Last week Circuit Judge Diana Stuart acquitted teenager Thai Gurule on juvenile charges of assaulting a police officer, resisting arrest, and attempted assault on a cop. She acquitted him even though the cops said he did it. Is Judge Stuart some sort of pro-criminal agitator? Apparently. In an extensive written order she weighed the testimony of sworn police officers against irrelevant trifles like actual videorecordings of their encounter with Gurule. Even though the cops swore that Gurule threw punches at them, Judge Stuart disbelieved them simply because she could not see any punches on the cell phone videos. Is she some sort of video-fisticuffs expert? Worse than that, she specifically stated that she didn't find some of their testimony credible.

As if they weren't cops.

There's a final aspect of this case that warrants a mention. In the video of this 16-year-old being stopped illegally, his older brother, who knew he was doing nothing wrong, can be heard shouting at police that the youngster played football for his high school, didn't drink, and didn't do marijuana. He was pleading with them and increasingly distraught as they punched the kid, threw him to the ground, and tased him. What he's doing off camera isn't evident in the videos, though it is apparent that an increasingly hostile crowd was gathering.

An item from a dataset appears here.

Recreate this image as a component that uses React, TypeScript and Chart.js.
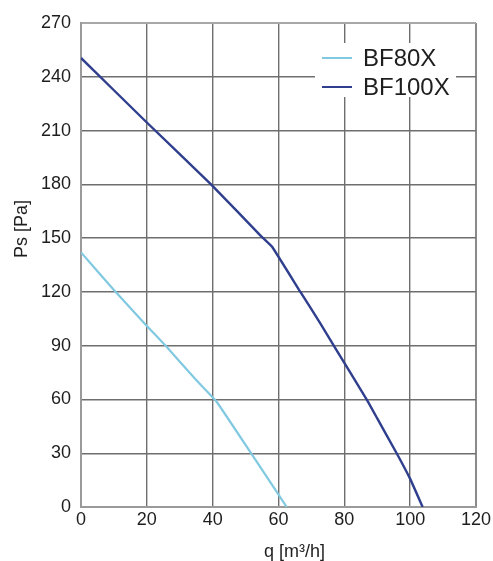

The end of the Oregonian story notes, "Gurule's brother went to trial in adult court in January. Judge Cheryl Albrecht found him guilty of misdemeanor interfering with a police officer and resisting arrest, but acquitted him of disorderly conduct. Albrecht sentenced him to 64 hours of community service and two years of probation." I don't know if the brother got a bogus conviction or if he really did criminally interfere with police by doing something stupid off camera.

Either way, he is a young black man who wouldn't have this criminal conviction, two years probation, and 64 hours of community service but for the fact that Portland police illegally stopped his brother, needlessly escalated the encounter, and meted out what has now been judged excessive force in the course of taking him into custody.